Now just when I thought my one shot at getting some amazing pics of the GN route and Glacier park had been dashed, our train stopped just a few hundred feet outside the Whitefish station and proceeded to set out the Bella Vista onto the Whitefish station track. Apparently the charter was to visit Glacier Park, not see the vast expanse of plain and Big Sky east of it. Well, I sure wasn't going to complain. However I will complain about the 20-30 minutes the setout procedure added to the trip. After a full smoke stop at Whitefish station proper the crew might have at least prepared the Bella Vista for separation by disconnecting the HEP and other ancillary fittings. Amtrak needs to be careful about letting their private car business impact their actual passenger carrying business. Here we see two of the crew restoring the hand through switch to the station track. Not the length of the backup move that needed to be made.

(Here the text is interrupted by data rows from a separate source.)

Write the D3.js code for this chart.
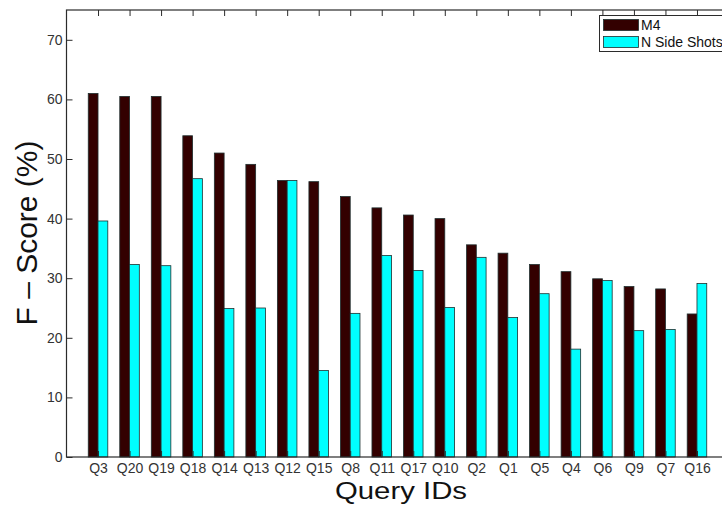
<!DOCTYPE html>
<html>
<head>
<meta charset="utf-8">
<script src="https://cdn.jsdelivr.net/npm/d3@7"></script>
<style>
  html, body { margin: 0; padding: 0; background: #fff; }
  svg { display: block; font-family: "Liberation Sans", Arial, sans-serif; }
</style>
</head>
<body>
<svg id="chart" width="722" height="506"></svg>
<script>
// Query IDs, ordered by M4 score
const categories = ["Q3","Q20","Q19","Q18","Q14","Q13","Q12","Q15","Q8","Q11",
                    "Q17","Q10","Q2","Q1","Q5","Q4","Q6","Q9","Q7","Q16"];
// F-Score (%) per method
const m4Scores  = [61.0,60.5,60.5,53.9,51.0,49.1,46.4,46.2,43.7,41.8,
                   40.6,40.0,35.6,34.2,32.3,31.1,29.9,28.6,28.2,24.0];
const nssScores = [39.6,32.3,32.1,46.7,24.9,25.0,46.4,14.5,24.1,33.8,
                   31.3,25.1,33.5,23.4,27.4,18.1,29.6,21.2,21.4,29.1];
const seriesNames = ["M4", "N Side Shots"];
const yTicks = [0,10,20,30,40,50,60,70];

const colors = ["#330000", "#00ffff"];
const axisColor = "#2b2b2b";
const textColor = "#333";

const svg = d3.select("#chart");
const plot = { left: 66.5, right: 728.5, top: 10, bottom: 457 };

const x = d3.scaleLinear().domain([0, categories.length + 1]).range([plot.left, plot.right]);
const y = d3.scaleLinear().domain([0, 75]).range([plot.bottom, plot.top]);
const barW = x(0.31) - x(0);

const series = [m4Scores, nssScores];

// bars
series.forEach((vals, s) => {
  svg.append("g")
    .selectAll("rect")
    .data(vals)
    .join("rect")
    .attr("x", (d, i) => s === 0 ? x(i + 1) - barW : x(i + 1))
    .attr("y", d => y(d))
    .attr("width", barW)
    .attr("height", d => y(0) - y(d))
    .attr("fill", colors[s])
    .attr("stroke", "#1f2f2f")
    .attr("stroke-width", 0.8);
});

// frame
svg.append("rect")
  .attr("x", plot.left).attr("y", plot.top)
  .attr("width", plot.right - plot.left).attr("height", plot.bottom - plot.top)
  .attr("fill", "none").attr("stroke", axisColor).attr("stroke-width", 1.2);

const tickLen = 6;
const fontFam = '"Liberation Sans", Arial, sans-serif';

// left axis
const yAxisL = d3.axisLeft(y).tickValues(yTicks).tickSizeInner(-tickLen).tickSizeOuter(0).tickPadding(4);
const gl = svg.append("g").attr("transform", `translate(${plot.left},0)`).call(yAxisL);
gl.select(".domain").remove();
gl.selectAll("line").attr("stroke", axisColor);
gl.selectAll("text").attr("fill", textColor).style("font-size", "14px").style("font-family", fontFam);

// right axis (ticks only)
const yAxisR = d3.axisRight(y).tickValues(yTicks).tickSizeInner(-tickLen).tickSizeOuter(0).tickFormat("");
const gr = svg.append("g").attr("transform", `translate(${plot.right},0)`).call(yAxisR);
gr.select(".domain").remove();
gr.selectAll("line").attr("stroke", axisColor);

// bottom axis
const xAxisB = d3.axisBottom(x).tickValues(d3.range(1, categories.length + 1))
  .tickFormat(d => categories[d - 1]).tickSizeInner(-tickLen).tickSizeOuter(0).tickPadding(6);
const gb = svg.append("g").attr("transform", `translate(0,${plot.bottom})`).call(xAxisB);
gb.select(".domain").remove();
gb.selectAll("line").attr("stroke", axisColor);
gb.selectAll("text").attr("fill", textColor).style("font-size", "14px").style("font-family", fontFam);

// top axis (ticks only)
const xAxisT = d3.axisTop(x).tickValues(d3.range(1, categories.length + 1))
  .tickSizeInner(-tickLen).tickSizeOuter(0).tickFormat("");
const gt = svg.append("g").attr("transform", `translate(0,${plot.top})`).call(xAxisT);
gt.select(".domain").remove();
gt.selectAll("line").attr("stroke", axisColor);

// axis titles
svg.append("text")
  .attr("transform", "translate(37,233) rotate(-90)")
  .attr("text-anchor", "middle")
  .attr("fill", "#111")
  .style("font-size", "30px")
  .text("F \u2013 Score (%)");

svg.append("text")
  .attr("x", 401).attr("y", 499)
  .attr("text-anchor", "middle")
  .attr("fill", "#111")
  .attr("textLength", 132)
  .attr("lengthAdjust", "spacingAndGlyphs")
  .style("font-size", "24px")
  .text("Query IDs");

// legend
const lg = svg.append("g");
lg.append("rect")
  .attr("x", 599.5).attr("y", 15.5).attr("width", 130).attr("height", 36)
  .attr("fill", "#fff").attr("stroke", axisColor).attr("stroke-width", 1);
seriesNames.forEach((name, i) => {
  lg.append("rect")
    .attr("x", 603.5).attr("y", 19.5 + i * 17)
    .attr("width", 35).attr("height", 11)
    .attr("fill", colors[i]).attr("stroke", "#1f2f2f").attr("stroke-width", 0.8);
  lg.append("text")
    .attr("x", 641).attr("y", 30 + i * 17)
    .attr("fill", "#111")
    .style("font-size", "14px")
    .text(name);
});
</script>
</body>
</html>
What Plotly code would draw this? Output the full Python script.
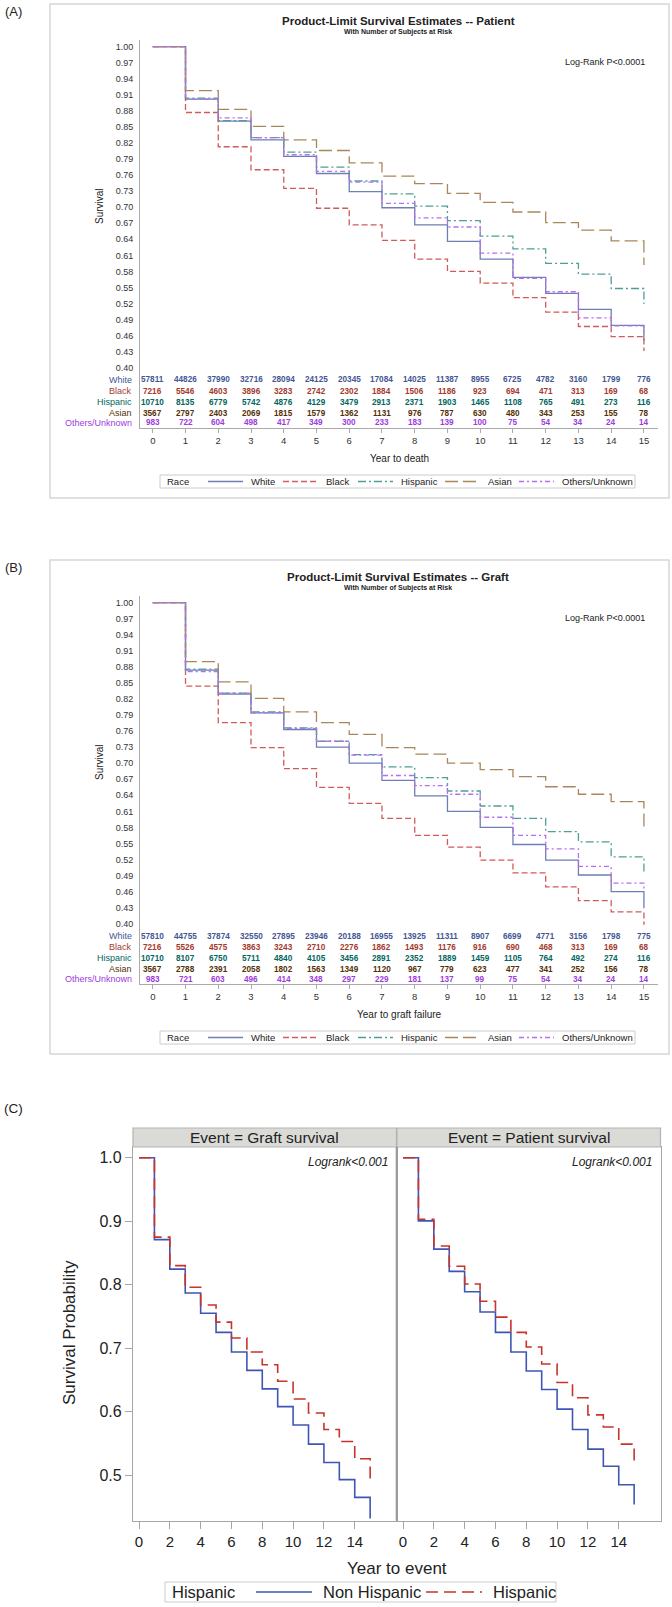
import plotly.graph_objects as go

# ---------------- DATA ----------------
years = list(range(16))
groups = ["White", "Black", "Hispanic", "Asian", "Others/Unknown"]

# survival value on [k, k+1) for k = 0..14, last entry = value after final drop at year 15
patient_white = [1.00, 0.902, 0.861, 0.826, 0.795, 0.763, 0.729, 0.699, 0.667, 0.636, 0.603, 0.569, 0.539, 0.509, 0.479, 0.451]
patient_black = [1.00, 0.877, 0.813, 0.770, 0.735, 0.698, 0.667, 0.638, 0.603, 0.580, 0.558, 0.531, 0.504, 0.477, 0.458, 0.431]
patient_hisp = [1.00, 0.904, 0.862, 0.830, 0.803, 0.775, 0.749, 0.725, 0.702, 0.675, 0.646, 0.622, 0.595, 0.575, 0.548, 0.519]
patient_asian = [1.00, 0.918, 0.883, 0.851, 0.826, 0.806, 0.783, 0.758, 0.744, 0.726, 0.709, 0.691, 0.671, 0.657, 0.637, 0.592]
patient_other = [1.00, 0.902, 0.867, 0.830, 0.798, 0.767, 0.747, 0.707, 0.680, 0.663, 0.614, 0.567, 0.542, 0.493, 0.478, 0.465]

graft_white = [1.00, 0.874, 0.829, 0.794, 0.763, 0.730, 0.700, 0.668, 0.639, 0.610, 0.580, 0.548, 0.519, 0.491, 0.460, 0.429]
graft_black = [1.00, 0.844, 0.776, 0.729, 0.690, 0.655, 0.625, 0.597, 0.565, 0.543, 0.519, 0.495, 0.469, 0.443, 0.422, 0.398]
graft_hisp = [1.00, 0.876, 0.831, 0.796, 0.766, 0.741, 0.716, 0.693, 0.673, 0.648, 0.620, 0.597, 0.572, 0.553, 0.525, 0.493]
graft_asian = [1.00, 0.890, 0.852, 0.821, 0.796, 0.776, 0.754, 0.729, 0.717, 0.700, 0.688, 0.675, 0.656, 0.642, 0.628, 0.579]
graft_other = [1.00, 0.871, 0.831, 0.794, 0.765, 0.741, 0.715, 0.677, 0.658, 0.642, 0.599, 0.565, 0.540, 0.507, 0.476, 0.462]

# number at risk
risk_patient_white = [57811, 44826, 37990, 32716, 28094, 24125, 20345, 17084, 14025, 11387, 8955, 6725, 4782, 3160, 1799, 776]
risk_patient_black = [7216, 5546, 4603, 3896, 3283, 2742, 2302, 1884, 1506, 1186, 923, 694, 471, 313, 169, 68]
risk_patient_hisp = [10710, 8135, 6779, 5742, 4876, 4129, 3479, 2913, 2371, 1903, 1465, 1108, 765, 491, 273, 116]
risk_patient_asian = [3567, 2797, 2403, 2069, 1815, 1579, 1362, 1131, 976, 787, 630, 480, 343, 253, 155, 78]
risk_patient_other = [983, 722, 604, 498, 417, 349, 300, 233, 183, 139, 100, 75, 54, 34, 24, 14]

risk_graft_white = [57810, 44755, 37874, 32550, 27895, 23946, 20188, 16955, 13925, 11311, 8907, 6699, 4771, 3156, 1798, 775]
risk_graft_black = [7216, 5526, 4575, 3863, 3243, 2710, 2276, 1862, 1493, 1176, 916, 690, 468, 313, 169, 68]
risk_graft_hisp = [10710, 8107, 6750, 5711, 4840, 4105, 3456, 2891, 2352, 1889, 1459, 1105, 764, 492, 274, 116]
risk_graft_asian = [3567, 2788, 2391, 2058, 1802, 1563, 1349, 1120, 967, 779, 623, 477, 341, 252, 156, 78]
risk_graft_other = [983, 721, 603, 496, 414, 348, 297, 229, 181, 137, 99, 75, 54, 34, 24, 14]

y_ticks_ab = [0.40, 0.43, 0.46, 0.49, 0.52, 0.55, 0.58, 0.61, 0.64, 0.67, 0.70,
              0.73, 0.76, 0.79, 0.82, 0.85, 0.88, 0.91, 0.94, 0.97, 1.00]

# panel C: Hispanic vs Non Hispanic
hisp_groups = ["Non Hispanic", "Hispanic"]
c_graft_nonhisp = [1.0, 0.871, 0.8245, 0.787, 0.755, 0.725, 0.694, 0.665, 0.636, 0.608, 0.579, 0.549, 0.520, 0.493, 0.465, 0.432]
c_graft_hisp = [1.0, 0.875, 0.830, 0.796, 0.768, 0.741, 0.716, 0.694, 0.674, 0.648, 0.620, 0.598, 0.572, 0.553, 0.526, 0.492]
c_patient_nonhisp = [1.0, 0.9005, 0.856, 0.821, 0.789, 0.757, 0.725, 0.694, 0.664, 0.635, 0.604, 0.572, 0.541, 0.514, 0.485, 0.454]
c_patient_hisp = [1.0, 0.903, 0.861, 0.829, 0.801, 0.774, 0.749, 0.725, 0.702, 0.675, 0.646, 0.622, 0.595, 0.576, 0.549, 0.520]
c_x_ticks = [0, 2, 4, 6, 8, 10, 12, 14]
c_y_ticks = [0.5, 0.6, 0.7, 0.8, 0.9, 1.0]

# ---------------- STYLE / LAYOUT ----------------
W, H = 672, 1607
FONT = "Liberation Sans, Arial, Helvetica, sans-serif"
line_colors = ["#6f7eb3", "#d05b5b", "#4e9f96", "#a9865b", "#b86ef0"]
text_colors = ["#445694", "#a23a2e", "#01665e", "#543005", "#9d3cdb"]
dashes = ["solid", "6px,3px", "8px,3px,2px,3px", "13px,5px", "5px,3px,2px,3px"]
c_colors = ["#3f55b5", "#c8332a"]
c_dashes = ["solid", "12px,6px"]


def px(x):
    return x / W


def py(y):
    return 1 - y / H


fig = go.Figure()
annotations = []
shapes = []


def ann(text, x, y, size, color="#222222", xanchor="center", yanchor="middle",
        xref="paper", yref="paper", angle=0):
    annotations.append(dict(text=text, x=x, y=y, xref=xref, yref=yref, xanchor=xanchor,
                            yanchor=yanchor, showarrow=False, textangle=angle,
                            font=dict(family=FONT, size=size, color=color)))


panels = [
    dict(off=0, ax="", label="(A)", title="Product-Limit Survival Estimates -- Patient",
         xtitle="Year to death",
         surv=[patient_white, patient_black, patient_hisp, patient_asian, patient_other],
         risk=[risk_patient_white, risk_patient_black, risk_patient_hisp, risk_patient_asian, risk_patient_other]),
    dict(off=556, ax="2", label="(B)", title="Product-Limit Survival Estimates -- Graft",
         xtitle="Year to graft failure",
         surv=[graft_white, graft_black, graft_hisp, graft_asian, graft_other],
         risk=[risk_graft_white, risk_graft_black, risk_graft_hisp, risk_graft_asian, risk_graft_other]),
]

PXU = 535.0  # pixels per survival unit in A/B
for p in panels:
    off = p["off"]
    ax = p["ax"]
    y_one = 46.7 + off
    top, bot = 40 + off, 428 + off
    yr = [1.0 - (bot - y_one) / PXU, 1.0 + (y_one - top) / PXU]
    fig.update_layout(**{
        "xaxis" + ax: dict(domain=[px(140), px(658)], range=[-0.39, 15.43], anchor="y" + ax,
                           showline=True, linecolor="#aaaaaa", linewidth=1, ticks="outside",
                           ticklen=4, tickcolor="#aaaaaa", tickvals=years, showgrid=False,
                           zeroline=False, tickfont=dict(family=FONT, size=9.5, color="#333333")),
        "yaxis" + ax: dict(domain=[py(bot), py(top)], range=yr, anchor="x" + ax,
                           showline=True, linecolor="#aaaaaa", linewidth=1, ticks="outside",
                           ticklen=4, tickcolor="rgba(0,0,0,0)", tickvals=y_ticks_ab,
                           ticktext=["%.2f" % v for v in y_ticks_ab], showgrid=False,
                           zeroline=False, tickfont=dict(family=FONT, size=9, color="#333333")),
    })
    for g, vals, col, dsh in zip(groups, p["surv"], line_colors, dashes):
        fig.add_trace(go.Scatter(x=years, y=vals, mode="lines", name=g, showlegend=False,
                                 line=dict(shape="hv", color=col, width=1.3, dash=dsh),
                                 xaxis="x" + ax, yaxis="y" + ax))
    # frame
    shapes.append(dict(type="rect", xref="paper", yref="paper", x0=px(50), x1=px(669),
                       y0=py(4 + off), y1=py(498 + off), line=dict(color="#d6d6d6", width=1.5)))
    ann(p["label"], px(3), py(11.7 + off), 13, "#222222", xanchor="left")
    ann("<b>" + p["title"] + "</b>", px(398), py(21 + off), 11.5, "#222222")
    ann("<b>With Number of Subjects at Risk</b>", px(398), py(32 + off), 7, "#222222")
    ann("Log-Rank P<0.0001", px(647), py(62 + off), 9, "#222222", xanchor="right")
    ann("Survival", px(99), py(206 + off), 10, "#222222", angle=-90)
    ann(p["xtitle"], px(399), py(458 + off), 10, "#222222")
    # risk table
    row_y = [380, 391, 402, 413, 423]
    for g, counts, tcol, ry in zip(groups, p["risk"], text_colors, row_y):
        ann(g, px(134), py(ry + off), 9, tcol, xanchor="right")
        for yv, n in zip(years, counts):
            ann("<b>%d</b>" % n, yv, py(ry + off), 8.2, tcol, xref="x" + ax)
    # legend
    ly = 481.5 + off
    shapes.append(dict(type="rect", xref="paper", yref="paper", x0=px(160), x1=px(635),
                       y0=py(475 + off), y1=py(488 + off), line=dict(color="#cccccc", width=1)))
    ann("Race", px(165), py(ly), 9.5, "#222222", xanchor="left")
    line_starts = [208, 283, 358, 445, 519]
    for g, col, dsh, ls in zip(groups, line_colors, dashes, line_starts):
        shapes.append(dict(type="line", xref="paper", yref="paper", x0=px(ls), x1=px(ls + 35),
                           y0=py(ly), y1=py(ly), line=dict(color=col, width=1.3, dash=dsh)))
        ann(g, px(ls + 41), py(ly), 9.5, "#222222", xanchor="left")

# ---------------- PANEL C ----------------
c_top, c_bot = 1147, 1520.5
c_one = 1157.7
CPU = 635.0
c_yr = [0.5 - (c_bot - (c_one + 0.5 * CPU)) / CPU, 1.0 + (c_one - c_top) / CPU]
c_panels = [
    dict(ax="3", x0=133, x1=396.5, strip="Event = Graft survival", surv=[c_graft_nonhisp, c_graft_hisp]),
    dict(ax="4", x0=397, x1=660.5, strip="Event = Patient survival", surv=[c_patient_nonhisp, c_patient_hisp]),
]
for i, cp in enumerate(c_panels):
    ax = cp["ax"]
    fig.update_layout(**{
        "xaxis" + ax: dict(domain=[px(cp["x0"]), px(cp["x1"])], range=[-0.39, 16.71], anchor="y" + ax,
                           showline=True, mirror=True, linecolor="#a6a6a6", linewidth=1.2,
                           ticks="outside", ticklen=7, tickcolor="#a6a6a6", tickvals=c_x_ticks,
                           showgrid=False, zeroline=False,
                           tickfont=dict(family=FONT, size=15, color="#222222")),
        "yaxis" + ax: dict(domain=[py(c_bot), py(c_top)], range=c_yr, anchor="x" + ax,
                           showline=True, mirror=True, linecolor="#a6a6a6", linewidth=1.2,
                           ticks="outside" if i == 0 else "", ticklen=7, tickcolor="#a6a6a6",
                           tickvals=c_y_ticks, ticktext=["%.1f" % v for v in c_y_ticks],
                           showticklabels=(i == 0), showgrid=False, zeroline=False,
                           tickfont=dict(family=FONT, size=16, color="#222222")),
    })
    for g, vals, col, dsh in zip(hisp_groups, cp["surv"], c_colors, c_dashes):
        fig.add_trace(go.Scatter(x=years, y=vals, mode="lines", name=g, showlegend=False,
                                 line=dict(shape="hv", color=col, width=1.6, dash=dsh),
                                 xaxis="x" + ax, yaxis="y" + ax))
    shapes.append(dict(type="rect", xref="paper", yref="paper", x0=px(cp["x0"]), x1=px(cp["x1"]),
                       y0=py(1147), y1=py(1128), fillcolor="#dadad7",
                       line=dict(color="#b4b4b4", width=1.2)))
    ann(cp["strip"], px((cp["x0"] + cp["x1"]) / 2), py(1137.5), 15.5, "#222222")
    ann("<i>Logrank<0.001</i>", px(cp["x1"] - 7), py(1162), 12, "#222222", xanchor="right")

shapes.append(dict(type="line", xref="paper", yref="paper", x0=px(396.8), x1=px(396.8),
                   y0=py(1147), y1=py(1520.5), line=dict(color="#9a9a9a", width=2.2)))
ann("(C)", px(2), py(1108), 13.5, "#222222", xanchor="left")
ann("Survival Probability", px(69), py(1333), 17, "#222222", angle=-90)
ann("Year to event", px(397), py(1568), 17, "#222222")
# legend C
cly = 1592
shapes.append(dict(type="rect", xref="paper", yref="paper", x0=px(165), x1=px(556),
                   y0=py(1582), y1=py(1602), line=dict(color="#cccccc", width=1)))
ann("Hispanic", px(170), py(cly), 16.5, "#222222", xanchor="left")
for g, col, dsh, ls, ts in zip(hisp_groups, c_colors, c_dashes, [256, 426], [321, 491]):
    shapes.append(dict(type="line", xref="paper", yref="paper", x0=px(ls), x1=px(ls + 56),
                       y0=py(cly), y1=py(cly), line=dict(color=col, width=1.6, dash=dsh)))
    ann(g, px(ts), py(cly), 16.5, "#222222", xanchor="left")

fig.update_layout(width=W, height=H, margin=dict(l=0, r=0, t=0, b=0),
                  paper_bgcolor="white", plot_bgcolor="white", showlegend=False,
                  font=dict(family=FONT), annotations=annotations, shapes=shapes)
fig.write_html("out.html", config={"displayModeBar": False},
               post_script="document.body.style.margin='0px';document.body.style.padding='0px';"
                           "document.body.style.overflow='hidden';")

 As we got back under way we passed a trio of C44-9W's, BNSF #'s 4985 and 4595 along with ATSF #683, waiting at the head of a train in Whitefish Yard.

The Hi-Line sub officially starts at EAST WHITEFISH interlocking and it wasn't long before we passed a westbound TOFC train on the long section of 2 Main Tracks that began at Whitefish.

The highball didn't last very long as we were held for a few minutes where the two main tracks shrunk back to one at CONKELLY interlocking for another westbound train to pass. This train was lead by 4 units, including another Warbonnet and SD70MAC #9486.

This section of single track was brought to us by a section of high rock cliffs and a viaduct over the Flathead River.

The next station stop as at Belton, although I think Amtrak calls it Glacier Park. Like I said there are several stations closer to the park, but Whitefish gets most of the tourist traffic. Also note the station improvements probably funded through the recent stimulus.

Someone has a sense of humor as east of Belton we found a short local freight train with a BN caboose and twin SD40-2s #1690 and #1961 waiting for us to pass at the west end of the Belton siding.

This single track section is brought to us by a series of tunnels in the deep Java creek valley.

The two main track start up again at NYACK where we find a pair of light C44-9W's including BNSF #4736.

Just past RED EAGLE we pass a fully loaded coal train heading west with a pair of helpers on the end including another C44-9W (notice a pattern here), #5011.

Well we're back in the single track at PAYOLA, but this section wasn't always single track like the other two, but was instead converted due to a tunnel clearance project. Here we pick up our first hint of re-signaling where some classic GN masts face replacement by a new Darth Vadar mast which will also change the use of *Y* Approach Medium to Y/Y Approach Medium. I believe this is in anticipation of some sort of two main track extension at PINNACLE.

Waiting for us to clear up at PINNACLE was another loaded coal train with no fewer than THREE Warbonnet C44-9W's including #635 and 700 seen here.